WILDTECH MULTIMEDIA
The WTA partnered with Macromedia to create a project-based web technology curriculum aligned with high school learning standards. The first semester is devoted to broad web skills based on Macromedia Fireworks, Dreamweaver, and Flash. It also includes “soft skills” for working with real customers. The second semester teaches advanced web design and project management skills. Students then tackle real web projects that “Bridge the Digital Divide.” Digital Design is aligned with CTE learning requirements and career pathways. The WTA can help you get Digital Design approved for CTE funding if your school has not already approved it.
The WildTech Multimedia Camp is a weeklong summer program that provides the training necessary for high schools to implement Digital Design.
The WTA provides all guides, trainers, equipment, food and accommodations.
The WTA’s experience strongly indicates that wilderness adventure provides critical teamwork and character skills needed for project-based learning in technology. Hence, the most ideal training program is a service-learning project involving knowledge gained in the wilderness and later transcribed into multimedia. Participating teachers select two teacher's aids to take part in the training program. They take part in a 3-day and 2night backpacking/science service learning expedition in a wilderness area. They then attend a 4-day and 4-night multimedia computer camp at a nearby wilderness retreat center. Students and teachers are trained in Macromedia Dreamweaver, Flash and Fireworks and to teach using the Digital Design curriculum. As their culminating training project, teachers and teacher’s-aids combine their multimedia training with their science research, media and the teamwork they obtained during their expedition to produce a science education web site to benefit the wilderness area they visited. To view the web sites produced during the training program by students in previous years, see the section below.
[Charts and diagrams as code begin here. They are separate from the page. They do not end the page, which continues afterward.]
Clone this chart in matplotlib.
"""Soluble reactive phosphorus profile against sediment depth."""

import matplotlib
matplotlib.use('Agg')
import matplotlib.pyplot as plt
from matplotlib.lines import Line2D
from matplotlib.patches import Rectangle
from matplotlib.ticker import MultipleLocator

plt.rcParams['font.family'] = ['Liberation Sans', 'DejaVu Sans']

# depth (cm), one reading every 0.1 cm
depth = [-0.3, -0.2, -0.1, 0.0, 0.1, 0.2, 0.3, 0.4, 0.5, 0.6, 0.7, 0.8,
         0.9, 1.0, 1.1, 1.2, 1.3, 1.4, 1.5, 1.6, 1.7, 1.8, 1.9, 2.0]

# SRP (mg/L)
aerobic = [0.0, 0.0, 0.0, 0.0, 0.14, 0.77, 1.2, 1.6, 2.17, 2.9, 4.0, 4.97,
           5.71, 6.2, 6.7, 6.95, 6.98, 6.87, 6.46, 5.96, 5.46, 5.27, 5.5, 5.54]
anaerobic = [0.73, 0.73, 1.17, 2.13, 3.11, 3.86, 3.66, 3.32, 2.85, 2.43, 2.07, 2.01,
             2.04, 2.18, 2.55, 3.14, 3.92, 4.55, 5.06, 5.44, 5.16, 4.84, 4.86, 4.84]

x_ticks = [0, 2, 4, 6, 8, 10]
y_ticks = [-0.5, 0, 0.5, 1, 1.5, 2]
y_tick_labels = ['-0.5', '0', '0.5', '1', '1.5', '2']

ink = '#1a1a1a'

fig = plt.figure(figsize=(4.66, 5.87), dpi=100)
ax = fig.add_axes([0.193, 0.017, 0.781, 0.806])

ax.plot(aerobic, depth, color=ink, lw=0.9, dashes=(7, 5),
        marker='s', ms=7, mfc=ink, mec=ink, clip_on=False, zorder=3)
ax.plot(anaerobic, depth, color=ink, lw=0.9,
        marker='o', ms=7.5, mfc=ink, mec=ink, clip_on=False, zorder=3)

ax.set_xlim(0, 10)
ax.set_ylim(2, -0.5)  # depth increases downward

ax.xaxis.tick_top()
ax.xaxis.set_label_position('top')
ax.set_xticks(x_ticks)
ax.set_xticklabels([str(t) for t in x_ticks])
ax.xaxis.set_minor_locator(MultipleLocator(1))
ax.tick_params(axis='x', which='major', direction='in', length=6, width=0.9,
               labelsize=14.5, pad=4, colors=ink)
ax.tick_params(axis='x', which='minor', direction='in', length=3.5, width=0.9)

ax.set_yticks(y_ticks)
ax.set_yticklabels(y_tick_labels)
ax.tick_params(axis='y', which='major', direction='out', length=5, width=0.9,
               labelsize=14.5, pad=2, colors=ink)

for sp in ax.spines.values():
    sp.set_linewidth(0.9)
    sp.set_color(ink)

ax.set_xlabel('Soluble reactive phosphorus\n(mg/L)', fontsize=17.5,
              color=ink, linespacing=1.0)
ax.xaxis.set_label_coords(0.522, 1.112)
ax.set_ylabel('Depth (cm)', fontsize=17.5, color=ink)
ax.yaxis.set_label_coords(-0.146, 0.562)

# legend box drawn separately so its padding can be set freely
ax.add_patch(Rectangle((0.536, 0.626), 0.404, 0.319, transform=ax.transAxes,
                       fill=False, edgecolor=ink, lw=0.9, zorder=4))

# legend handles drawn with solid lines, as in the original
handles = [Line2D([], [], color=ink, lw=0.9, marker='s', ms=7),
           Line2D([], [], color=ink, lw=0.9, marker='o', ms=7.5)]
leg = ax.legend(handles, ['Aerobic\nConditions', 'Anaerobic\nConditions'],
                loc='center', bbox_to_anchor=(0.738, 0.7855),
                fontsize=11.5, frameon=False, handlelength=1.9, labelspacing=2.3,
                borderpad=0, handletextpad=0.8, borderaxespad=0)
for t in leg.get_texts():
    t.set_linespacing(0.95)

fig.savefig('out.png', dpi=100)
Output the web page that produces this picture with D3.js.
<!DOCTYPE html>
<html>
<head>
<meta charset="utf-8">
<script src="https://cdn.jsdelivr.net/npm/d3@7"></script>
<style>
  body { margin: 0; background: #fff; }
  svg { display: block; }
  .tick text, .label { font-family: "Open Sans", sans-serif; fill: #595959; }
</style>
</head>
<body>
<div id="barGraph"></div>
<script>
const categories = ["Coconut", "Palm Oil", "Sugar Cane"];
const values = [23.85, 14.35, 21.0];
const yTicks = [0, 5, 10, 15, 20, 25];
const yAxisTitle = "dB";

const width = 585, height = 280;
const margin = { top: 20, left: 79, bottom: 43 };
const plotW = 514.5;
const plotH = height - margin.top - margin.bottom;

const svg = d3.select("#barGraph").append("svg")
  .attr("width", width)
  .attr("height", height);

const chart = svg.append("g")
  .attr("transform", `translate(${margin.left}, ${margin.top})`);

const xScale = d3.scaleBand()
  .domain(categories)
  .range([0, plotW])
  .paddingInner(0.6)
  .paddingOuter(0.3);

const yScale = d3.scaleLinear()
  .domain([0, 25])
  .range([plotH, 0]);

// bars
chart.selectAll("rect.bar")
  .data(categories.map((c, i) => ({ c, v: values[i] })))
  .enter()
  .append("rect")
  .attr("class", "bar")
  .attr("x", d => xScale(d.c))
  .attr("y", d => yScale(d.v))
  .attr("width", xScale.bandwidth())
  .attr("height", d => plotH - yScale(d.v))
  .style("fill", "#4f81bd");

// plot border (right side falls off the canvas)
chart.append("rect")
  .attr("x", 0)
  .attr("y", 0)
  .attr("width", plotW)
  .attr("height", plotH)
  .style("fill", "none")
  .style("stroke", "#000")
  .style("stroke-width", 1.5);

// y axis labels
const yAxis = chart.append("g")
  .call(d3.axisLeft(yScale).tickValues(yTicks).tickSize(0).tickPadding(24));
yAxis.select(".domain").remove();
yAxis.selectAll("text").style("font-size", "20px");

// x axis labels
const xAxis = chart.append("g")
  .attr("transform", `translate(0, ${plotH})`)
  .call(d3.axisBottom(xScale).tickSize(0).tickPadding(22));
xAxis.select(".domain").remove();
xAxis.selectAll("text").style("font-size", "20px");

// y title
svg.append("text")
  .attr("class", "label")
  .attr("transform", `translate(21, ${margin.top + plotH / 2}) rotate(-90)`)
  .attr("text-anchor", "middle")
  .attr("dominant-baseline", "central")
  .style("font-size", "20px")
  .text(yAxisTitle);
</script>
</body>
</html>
One adult teacher and two students are trained from each school. Once trained, the students will serve as “teacher’s aids” in the Digital Design class. They assist with technical portions of the class, peer tutoring and assuring the progress and integrity of web projects that other students produce for real customers.
In the fall semester after the multimedia camp, teacher/student teams implement the two-semester Digital Design curriculum at their high school. The trained teacher and two teacher’s-aids teach the multimedia service-learning class at their school using the Digital Design curriculum to a classroom of sophomore or junior year (not senior year) high school students. Each year, a few successful students are selected by the teacher to return in their senior year to become the teacher’s-aids.
At least 6 teachers & 12 teacher's aids must take part to hold a multimedia camp.
Interested teachers should contact teachers in other schools to achieve this.